Something like Jerry showed was going to be my suggestion as well. Keep in mind that a keyboard stand usually just has support at both ends. A table top isn’t really necessary. But a simple desk, like jerry’s, is inherently sturdy. Lots of those European style screw-together furniture works like that. Which is something to consider using instead of making your own.

Concerning that style, the joints are all butt joints. You could use dowels that go into the edge of a panel, and line up with holes in the panel. Simply in concept, but you do need to locate the holes very accurately.

You could also run screws through the panel into the edge of the the mating panel. Though screwing into the edge of plywood is pretty weak. Depends a lot on the quality of the plywood. I know there are special screws for particle board called conformant screws. Not sure if these or some other special screw works good in going into the edge of plywood.

Similar would be to use dowels like you do screws. Just drill through the panel into the edge of the mating panel. In this case the dowel end would be exposed, but that could even look cool if you used contrasting wood.

Dados would improve the joints, but you need to make stop dados (dados that don’t run all the way across a piece). These are a little more involved to make. In either case to make dados you’d need a table saw or router.

Unless you have screws pulling the pieces together, you’ll need some rather large clamps, though I guess a strap type clamp would work.

And of course, any of those joints could be reinforced with blocks of wood. This could be made to look just fine.

Having made a keyboard stand and modified a desk to have a slide output keyboard under it, I found that you need to put some real though into the height. A typical desk is about 30”. That’s much too high for a music keyboard unless stool being used is unusually high. But if the musicians uses foot pedals, that my be awkward.

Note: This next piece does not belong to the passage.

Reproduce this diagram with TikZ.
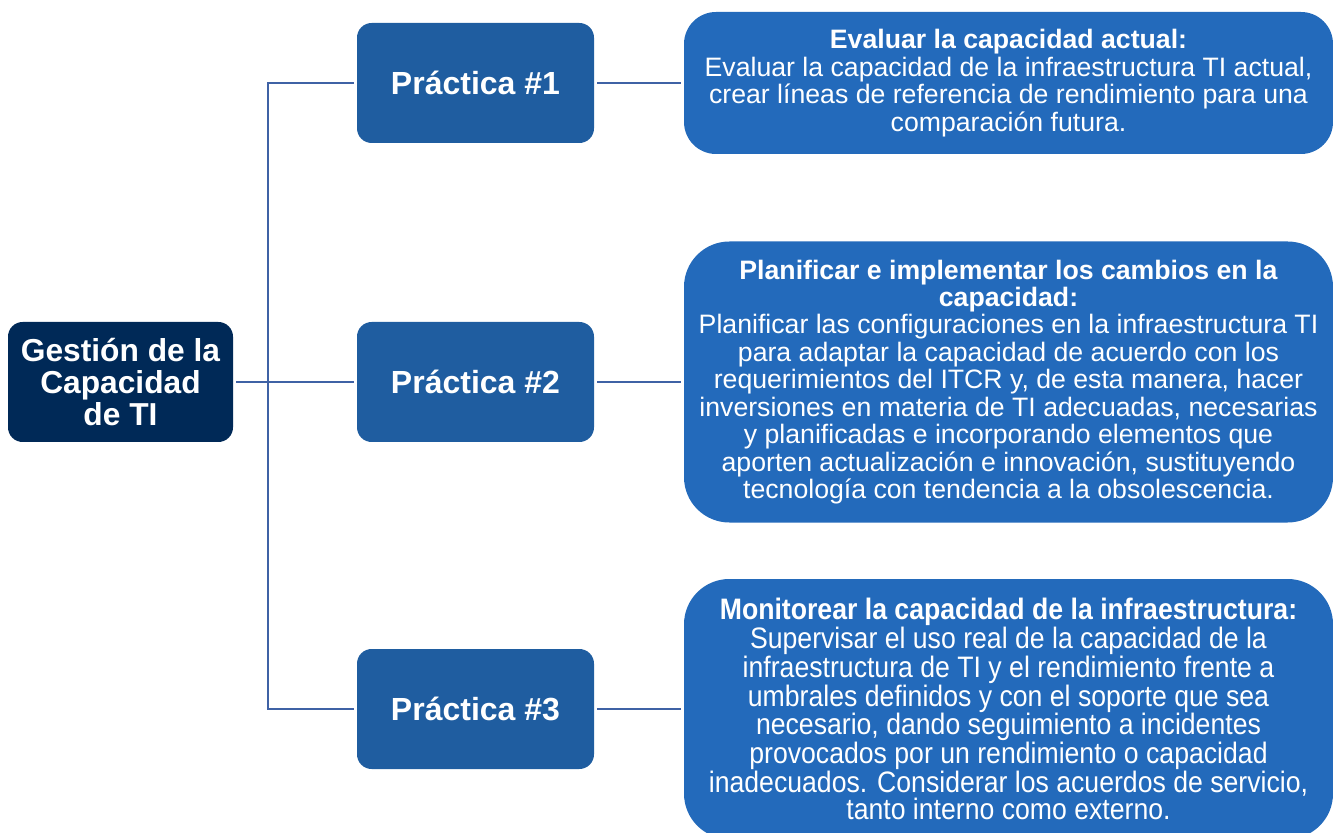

This of course is not what you want to do. But it gives you an idea of the height of a keyboard to a desk. Been too long since I built this to remember, but this probably puts this keyboard a little lower than a typical piano. Just looked online, and apparently Steinway pianos are 28 1/8” from the floor to the tops of the white keys.

Bottom line, be sure to put some thought into the height. Also, in my case, the slide out the piano sits on effectively has a large notch in it. So there is nothing under the keyboard in the middle. This gives me more leg room from the floor to the underside of the keyboard. That’s not a big deal for smaller people, but tall people, like myself, it helps.

I made a dedicated keyboard stand years ago. Unfortunately I don’t seem to have any photos of it. I think I built it before digital cameras existed. At the time I had very limit tools to work with. This is a rough sketch of what it looked like. The supports for the keyboard and the large feet were made from 2” thick oak. All the other boards were made from black melamine shelving.

I’m sure those top and bottom stretchers had some sort of wood blocks behind them for the joints. See sketch for what I mean. The structure was not really strong, but with the wood blocks, it proved plenty strong for a fixed keyboard stand (wasn’t meant or used as a portable stand).

This actually looked real nice with the lighter oak pieces and the black panels.